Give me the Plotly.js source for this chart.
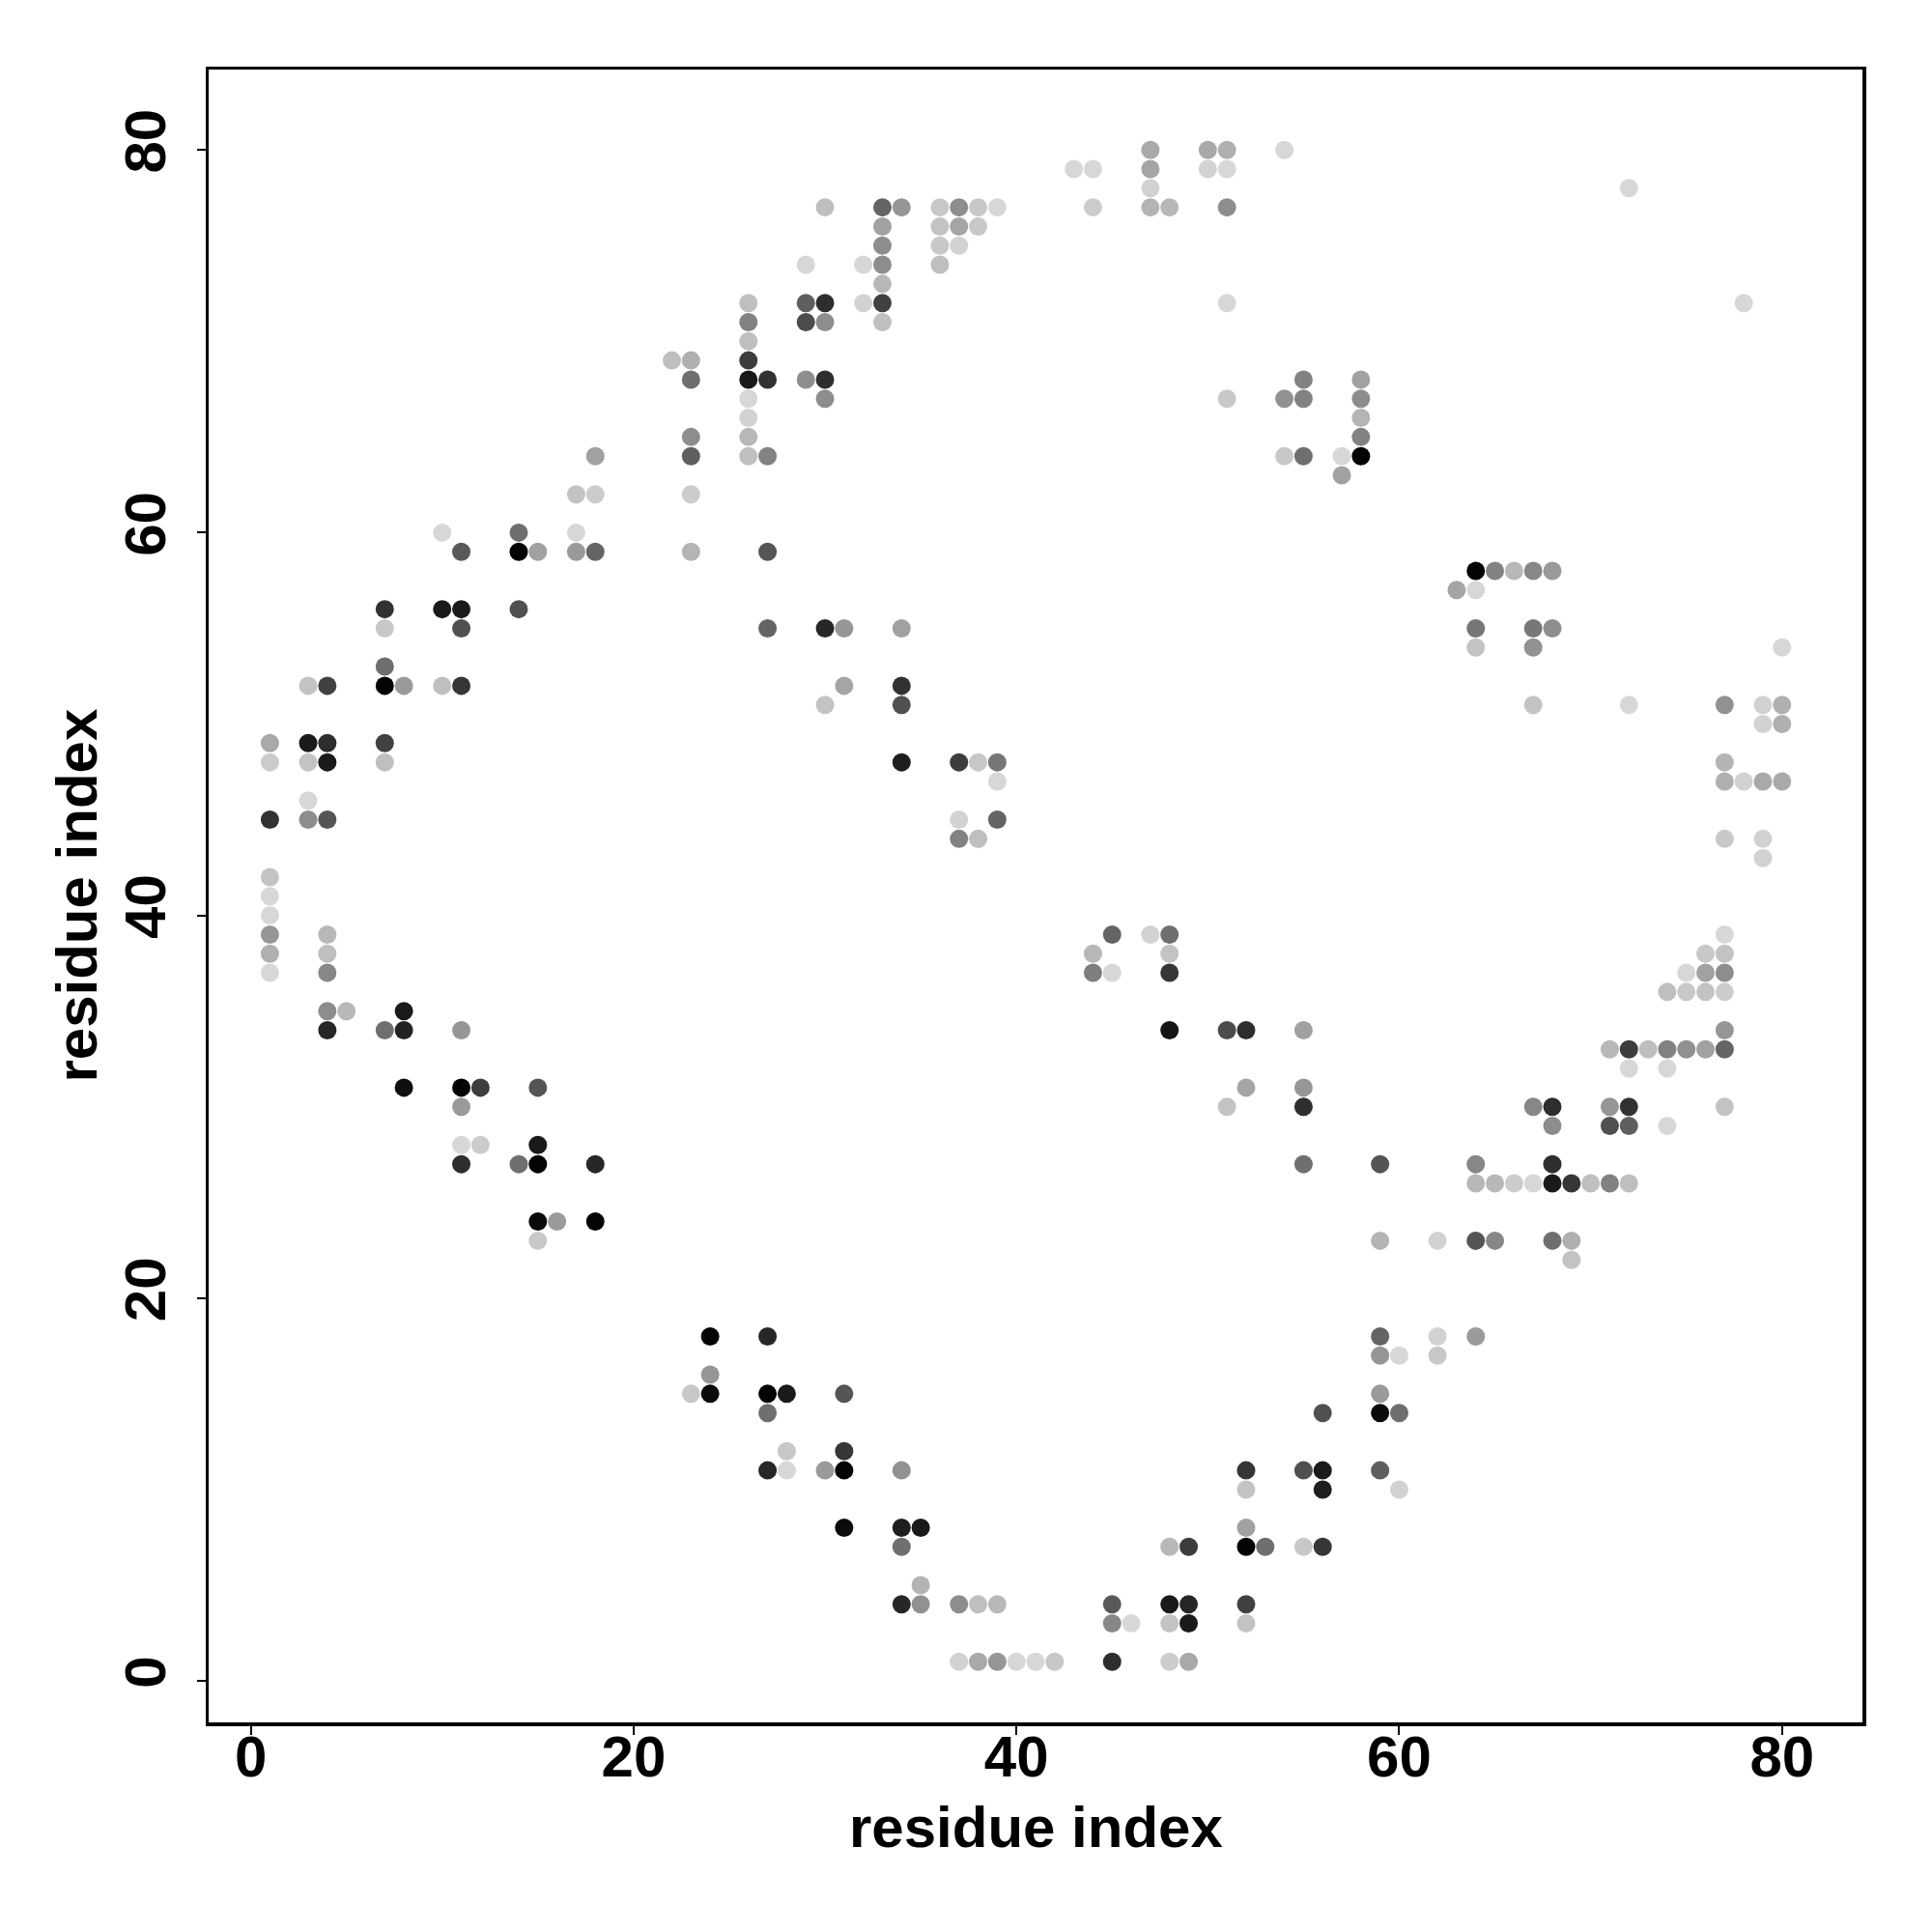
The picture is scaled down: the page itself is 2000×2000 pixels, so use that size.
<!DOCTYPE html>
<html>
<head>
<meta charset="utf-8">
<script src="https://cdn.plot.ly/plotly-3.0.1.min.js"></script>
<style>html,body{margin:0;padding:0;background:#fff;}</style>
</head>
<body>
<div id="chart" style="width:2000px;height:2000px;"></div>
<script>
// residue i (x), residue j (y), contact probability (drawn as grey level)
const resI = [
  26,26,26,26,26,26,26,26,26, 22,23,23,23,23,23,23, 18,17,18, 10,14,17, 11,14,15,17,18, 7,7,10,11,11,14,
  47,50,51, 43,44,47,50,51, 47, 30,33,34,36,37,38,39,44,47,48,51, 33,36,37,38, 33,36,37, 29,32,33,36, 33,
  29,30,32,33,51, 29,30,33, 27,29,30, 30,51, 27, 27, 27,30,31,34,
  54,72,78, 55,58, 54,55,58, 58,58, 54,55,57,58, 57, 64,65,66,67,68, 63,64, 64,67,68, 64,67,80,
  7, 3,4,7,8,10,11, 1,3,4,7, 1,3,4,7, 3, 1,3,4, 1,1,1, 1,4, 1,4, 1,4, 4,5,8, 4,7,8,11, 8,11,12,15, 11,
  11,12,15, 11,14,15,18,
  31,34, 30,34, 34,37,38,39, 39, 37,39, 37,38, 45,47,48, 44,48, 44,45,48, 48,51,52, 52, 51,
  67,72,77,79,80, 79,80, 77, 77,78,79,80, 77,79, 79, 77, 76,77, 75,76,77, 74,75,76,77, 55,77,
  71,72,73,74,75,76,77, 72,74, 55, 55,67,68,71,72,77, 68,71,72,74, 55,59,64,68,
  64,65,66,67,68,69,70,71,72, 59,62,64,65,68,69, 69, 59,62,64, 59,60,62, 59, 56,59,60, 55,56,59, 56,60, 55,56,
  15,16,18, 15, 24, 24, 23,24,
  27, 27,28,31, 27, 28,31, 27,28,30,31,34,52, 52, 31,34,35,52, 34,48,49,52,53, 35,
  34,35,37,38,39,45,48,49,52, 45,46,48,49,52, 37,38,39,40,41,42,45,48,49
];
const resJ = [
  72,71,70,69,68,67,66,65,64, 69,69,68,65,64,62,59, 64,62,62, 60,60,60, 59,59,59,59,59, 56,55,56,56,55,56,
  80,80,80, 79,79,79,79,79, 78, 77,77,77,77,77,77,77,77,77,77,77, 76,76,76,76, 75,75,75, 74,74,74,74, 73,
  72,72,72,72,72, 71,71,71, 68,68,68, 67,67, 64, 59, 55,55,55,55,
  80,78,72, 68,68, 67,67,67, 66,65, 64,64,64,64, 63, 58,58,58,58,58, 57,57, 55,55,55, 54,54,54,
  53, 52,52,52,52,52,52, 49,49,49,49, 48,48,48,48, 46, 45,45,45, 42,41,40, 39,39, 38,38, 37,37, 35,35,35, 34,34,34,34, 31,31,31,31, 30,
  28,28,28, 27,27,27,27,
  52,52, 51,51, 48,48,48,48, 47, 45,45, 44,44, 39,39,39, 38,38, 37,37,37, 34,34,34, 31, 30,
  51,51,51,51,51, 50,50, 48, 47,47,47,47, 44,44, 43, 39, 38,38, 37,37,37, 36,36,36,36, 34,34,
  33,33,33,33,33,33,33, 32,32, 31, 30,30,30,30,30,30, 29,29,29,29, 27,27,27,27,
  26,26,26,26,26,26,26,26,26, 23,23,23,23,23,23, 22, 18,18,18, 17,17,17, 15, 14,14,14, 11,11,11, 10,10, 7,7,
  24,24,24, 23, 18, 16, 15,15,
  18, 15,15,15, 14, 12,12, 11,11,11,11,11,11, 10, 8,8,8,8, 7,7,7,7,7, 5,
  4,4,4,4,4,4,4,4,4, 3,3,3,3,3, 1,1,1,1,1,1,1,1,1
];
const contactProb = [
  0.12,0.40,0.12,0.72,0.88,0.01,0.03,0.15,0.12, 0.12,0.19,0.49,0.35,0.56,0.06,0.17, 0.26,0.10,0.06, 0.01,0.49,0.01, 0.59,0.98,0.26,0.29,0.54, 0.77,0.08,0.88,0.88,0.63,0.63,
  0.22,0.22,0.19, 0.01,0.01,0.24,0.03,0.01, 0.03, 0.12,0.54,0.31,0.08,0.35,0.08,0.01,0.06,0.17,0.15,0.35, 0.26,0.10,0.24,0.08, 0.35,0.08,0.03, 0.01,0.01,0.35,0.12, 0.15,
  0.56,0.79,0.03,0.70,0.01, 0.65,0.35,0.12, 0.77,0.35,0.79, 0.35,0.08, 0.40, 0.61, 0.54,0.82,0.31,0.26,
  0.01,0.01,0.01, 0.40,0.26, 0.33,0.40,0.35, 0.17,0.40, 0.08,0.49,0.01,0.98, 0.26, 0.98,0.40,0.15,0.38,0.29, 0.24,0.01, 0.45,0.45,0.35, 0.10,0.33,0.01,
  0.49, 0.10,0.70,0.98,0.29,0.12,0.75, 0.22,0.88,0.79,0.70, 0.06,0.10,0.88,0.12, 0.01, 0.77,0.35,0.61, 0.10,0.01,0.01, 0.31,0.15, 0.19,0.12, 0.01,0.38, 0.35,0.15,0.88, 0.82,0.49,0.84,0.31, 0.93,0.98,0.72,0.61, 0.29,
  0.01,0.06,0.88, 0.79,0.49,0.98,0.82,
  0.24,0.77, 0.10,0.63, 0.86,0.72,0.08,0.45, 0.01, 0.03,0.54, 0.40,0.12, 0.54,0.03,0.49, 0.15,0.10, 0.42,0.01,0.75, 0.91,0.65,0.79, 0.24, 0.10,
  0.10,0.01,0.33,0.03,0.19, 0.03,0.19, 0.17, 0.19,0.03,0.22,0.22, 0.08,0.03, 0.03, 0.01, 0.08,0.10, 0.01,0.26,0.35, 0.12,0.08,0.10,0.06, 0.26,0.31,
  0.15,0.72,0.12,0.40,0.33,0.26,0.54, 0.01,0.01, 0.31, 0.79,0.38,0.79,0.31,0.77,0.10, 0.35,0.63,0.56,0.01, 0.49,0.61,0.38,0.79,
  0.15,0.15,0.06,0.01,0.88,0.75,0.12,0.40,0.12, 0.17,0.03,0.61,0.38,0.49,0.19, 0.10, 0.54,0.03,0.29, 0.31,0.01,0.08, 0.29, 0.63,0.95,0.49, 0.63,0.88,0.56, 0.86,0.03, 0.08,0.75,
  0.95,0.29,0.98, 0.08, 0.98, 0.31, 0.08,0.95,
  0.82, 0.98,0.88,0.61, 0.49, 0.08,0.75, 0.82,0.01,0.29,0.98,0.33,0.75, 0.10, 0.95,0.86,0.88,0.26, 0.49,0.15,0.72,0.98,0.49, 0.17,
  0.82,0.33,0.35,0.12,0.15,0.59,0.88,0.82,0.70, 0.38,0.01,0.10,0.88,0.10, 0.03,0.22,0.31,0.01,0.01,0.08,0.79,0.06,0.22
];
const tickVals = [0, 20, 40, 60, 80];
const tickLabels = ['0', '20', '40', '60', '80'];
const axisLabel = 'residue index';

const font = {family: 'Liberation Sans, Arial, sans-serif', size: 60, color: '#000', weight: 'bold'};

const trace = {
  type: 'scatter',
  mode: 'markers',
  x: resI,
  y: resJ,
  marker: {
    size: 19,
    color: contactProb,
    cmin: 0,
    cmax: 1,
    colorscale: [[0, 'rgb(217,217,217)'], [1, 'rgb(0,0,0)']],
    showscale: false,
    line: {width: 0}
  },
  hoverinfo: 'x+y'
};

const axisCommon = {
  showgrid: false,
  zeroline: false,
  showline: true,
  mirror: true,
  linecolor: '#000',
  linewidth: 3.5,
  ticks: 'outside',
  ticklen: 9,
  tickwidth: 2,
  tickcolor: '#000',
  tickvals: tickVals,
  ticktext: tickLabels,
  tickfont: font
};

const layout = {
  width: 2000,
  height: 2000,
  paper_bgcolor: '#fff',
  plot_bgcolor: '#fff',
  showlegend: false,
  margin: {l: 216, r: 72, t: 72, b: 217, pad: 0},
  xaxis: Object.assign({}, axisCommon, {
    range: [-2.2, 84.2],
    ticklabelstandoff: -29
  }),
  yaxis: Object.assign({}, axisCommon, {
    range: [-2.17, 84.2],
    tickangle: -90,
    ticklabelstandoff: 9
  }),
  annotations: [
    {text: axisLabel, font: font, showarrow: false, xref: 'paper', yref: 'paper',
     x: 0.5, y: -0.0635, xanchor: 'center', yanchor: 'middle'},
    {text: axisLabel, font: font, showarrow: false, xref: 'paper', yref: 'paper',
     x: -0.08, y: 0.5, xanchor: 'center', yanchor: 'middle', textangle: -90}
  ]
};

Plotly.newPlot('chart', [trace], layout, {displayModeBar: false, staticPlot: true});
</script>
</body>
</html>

◇ ◇ ◇

▸ **What you should do**: Work out how many lines above contain the word "size". Give only the number.

▸ **The solution**: 3